Gun Sales Surge To Record High In 2013; Expect Ammo To Spike In 2014

A record 21 million applications were run through the National Instant Criminal Background Check System (NICS) last year – an 8% increase over 2012 and, as The Washington Times reports, the 11th straight year that the number has risen. Background checks serve as a proxy for the number of gun sales, which soared in the months immediately after Sandy Hook (but notably fell in the last 2 months of 2013 as the Newtown and ‘fear of Obama’ effect wore off). “2013 was the best year for firearm sales (commercial, domestic) in history — period!” notes the president of the independent firearm owners association, adding that “Ammunition will still be very strong in 2014 as it hasn’t caught up nationally with the demand.” This could become a problem since, in what many believe was an attempt to ‘crowd out’ private buyers, the Homeland Security Department bought 1.6 billion rounds alone.

 

 

 

 

Via The Washington Times,

Gun records checks, fueled by a post-Newtown boom of gun sales, hit a new high in 2013, and industry analysts expect ammunition to be the big seller this year as consumers catch up to all of those firearms purchases.

 

More than 21 million applications were run through the National Instant Criminal Background Check System last year, marking nearly an 8 percent increase and the 11th straight year that the number has risen.

 

 

2013 was the best year for firearm sales (commercial, domestic) in history — period!
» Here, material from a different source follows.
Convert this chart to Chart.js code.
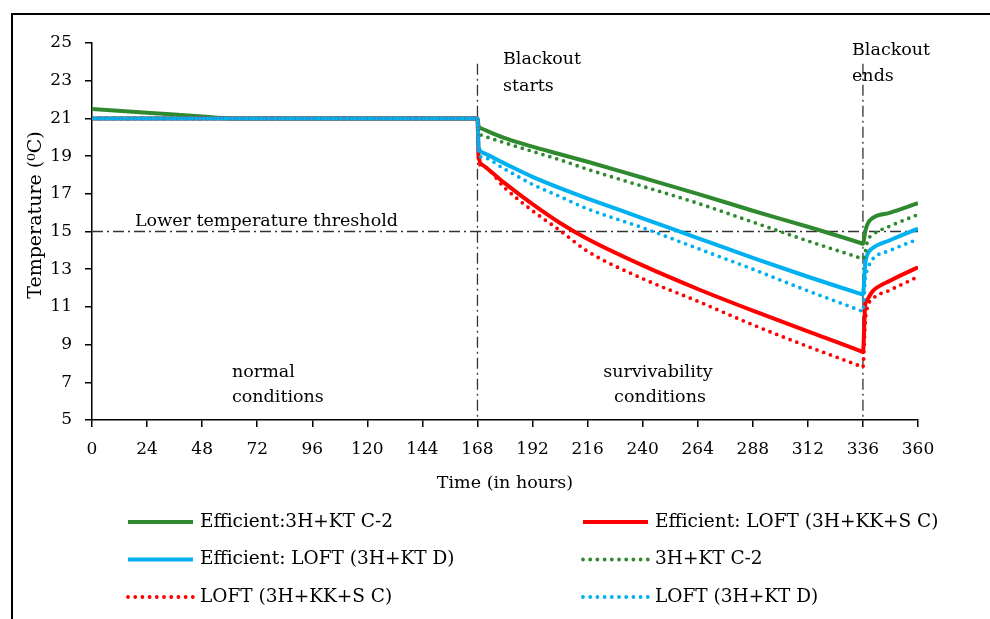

That’s true for NH to Hawaii,” said Richard Feldman, president of the Independent Firearm Owners Association in Rindge, N.H. “Ruger alone sold well over one million guns this year.”

 

Mr. Feldman said to expect the next surge to be in bullets.

 

Ammunition will still be very strong in 2014 as it hasn’t caught up nationally with the demand,” he said.

 

 

“I think there are a few downward pressures acting on the NICS checks,” he said. “Not just the Newtown effect wearing off, but the ‘fear of Obama’ effect wearing off.”

 

If ammunition does become the focus for gun owners, that could become another hot-button topic.

 

Last year, the Homeland Security Department had to explain to Congress its contracts to buy up to 1.6 billion rounds of ammunition.

 

Some gun owners believed the department was trying to crowd out private consumers in the ammunition market, but federal officials said their purchases amounted to a tiny fraction of the ammunition produced every year.